►

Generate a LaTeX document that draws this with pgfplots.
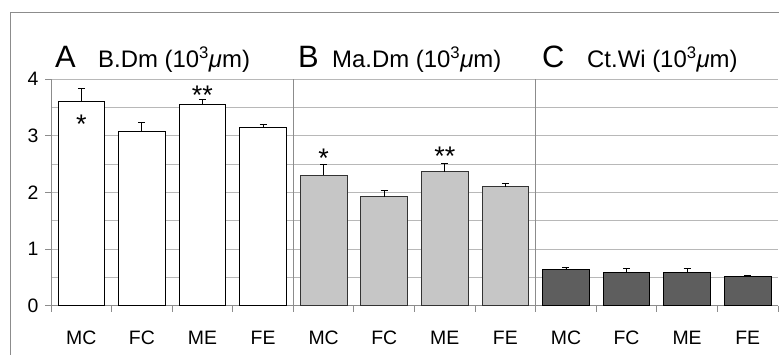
\documentclass[border=0pt]{standalone}
\usepackage{pgfplots}
\pgfplotsset{compat=1.18}
\usepackage{fontspec}
\setmainfont{Liberation Sans}
\definecolor{gridc}{HTML}{B8B8B8}
\definecolor{axc}{HTML}{8C8C8C}
\definecolor{barB}{HTML}{C6C6C6}
\definecolor{barC}{HTML}{5E5E5E}
\begin{document}
\begin{tikzpicture}
\useasboundingbox (-51bp,-49.3bp) rectangle (728bp,305.7bp);
\draw[axc, line width=0.9bp] (-41bp,-60bp) -- (-41bp,293.7bp) -- (740bp,293.7bp);
\begin{axis}[
  at={(0,0)}, anchor=south west,
  scale only axis, width=727bp, height=226.7bp,
  xmin=-0.5, xmax=11.5, ymin=0, ymax=4,
  axis lines=left, axis line style={axc, line width=0.9bp, -},
  ytick={0,1,2,3,4}, minor ytick={0.5,1.5,2.5,3.5},
  ymajorgrids, yminorgrids,
  major grid style={gridc, line width=0.9bp},
  minor grid style={gridc, line width=0.9bp},
  xtick={-0.5,0.5,...,11.5}, xticklabels={},
  extra x ticks={0,1,...,11},
  extra x tick labels={MC,FC,ME,FE,MC,FC,ME,FE,MC,FC,ME,FE},
  extra x tick style={major tick length=0pt, grid=none,
    xticklabel style={anchor=north, yshift=-21bp, text height=14bp, text depth=0pt}},
  tick align=outside, major tick length=6bp, minor tick length=0pt,
  tick style={axc, line width=0.9bp},
  ticklabel style={font=\fontsize{19.5}{21}\selectfont, text=black},
  yticklabel style={xshift=-3bp},
  /pgf/number format/assume math mode=true,
  clip=false,
]
\addplot[ybar, bar width=0.77, bar shift=0pt, fill=white, draw=black, line width=0.9bp,
  error bars/.cd, y dir=plus, y explicit,
  error bar style={black, line width=0.8bp},
  error mark options={rotate=90, mark size=3.5bp, black, line width=0.8bp}]
  coordinates {(0,3.60) +- (0,0.23) (1,3.07) +- (0,0.16) (2,3.545) +- (0,0.10) (3,3.15) +- (0,0.05)};
\addplot[ybar, bar width=0.77, bar shift=0pt, fill=barB, draw=black!80, line width=0.9bp,
  error bars/.cd, y dir=plus, y explicit,
  error bar style={black, line width=0.8bp},
  error mark options={rotate=90, mark size=3.5bp, black, line width=0.8bp}]
  coordinates {(4,2.305) +- (0,0.19) (5,1.92) +- (0,0.11) (6,2.36) +- (0,0.15) (7,2.10) +- (0,0.05)};
\addplot[ybar, bar width=0.77, bar shift=0pt, fill=barC, draw=black, line width=0.9bp,
  error bars/.cd, y dir=plus, y explicit,
  error bar style={black, line width=0.8bp},
  error mark options={rotate=90, mark size=3.5bp, black, line width=0.8bp}]
  coordinates {(8,0.64) +- (0,0.04) (9,0.59) +- (0,0.06) (10,0.59) +- (0,0.06) (11,0.52) +- (0,0.02)};
\draw[axc, line width=0.9bp] (axis cs:3.5,0) -- (axis cs:3.5,4);
\draw[axc, line width=0.9bp] (axis cs:7.5,0) -- (axis cs:7.5,4);
\node[font=\fontsize{27}{27}\selectfont] at (axis cs:0,3.21) {*};
\node[font=\fontsize{27}{27}\selectfont] at (axis cs:2,3.71) {**};
\node[font=\fontsize{27}{27}\selectfont] at (axis cs:4,2.61) {*};
\node[font=\fontsize{27}{27}\selectfont] at (axis cs:6,2.63) {**};
\end{axis}
\node[anchor=base west, inner sep=0pt, font=\fontsize{31}{31}\selectfont] at (4bp,238.5bp) {A};
\node[anchor=base west, inner sep=0pt, font=\fontsize{24}{24}\selectfont] at (47bp,238.5bp) {B.Dm (10\textsuperscript{3}\textit{μ}m)};
\node[anchor=base west, inner sep=0pt, font=\fontsize{31}{31}\selectfont] at (247bp,238.5bp) {B};
\node[anchor=base west, inner sep=0pt, font=\fontsize{24}{24}\selectfont] at (281bp,238.5bp) {Ma.Dm (10\textsuperscript{3}\textit{μ}m)};
\node[anchor=base west, inner sep=0pt, font=\fontsize{31}{31}\selectfont] at (491bp,238.5bp) {C};
\node[anchor=base west, inner sep=0pt, font=\fontsize{24}{24}\selectfont] at (536bp,238.5bp) {Ct.Wi (10\textsuperscript{3}\textit{μ}m)};
\end{tikzpicture}
\end{document}
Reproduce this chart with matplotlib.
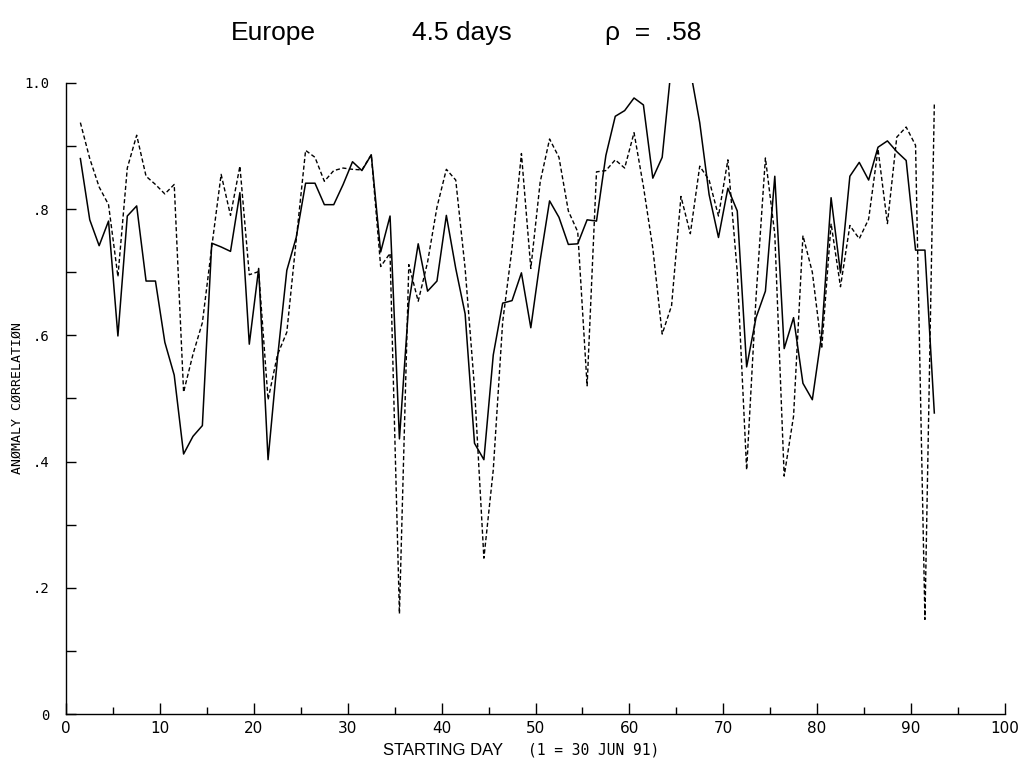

◄

Description of the task: Every line of the records that includes the word "with" should be gathered.

The completed task:
Generate a LaTeX document that draws this with pgfplots.
Reproduce this chart with matplotlib.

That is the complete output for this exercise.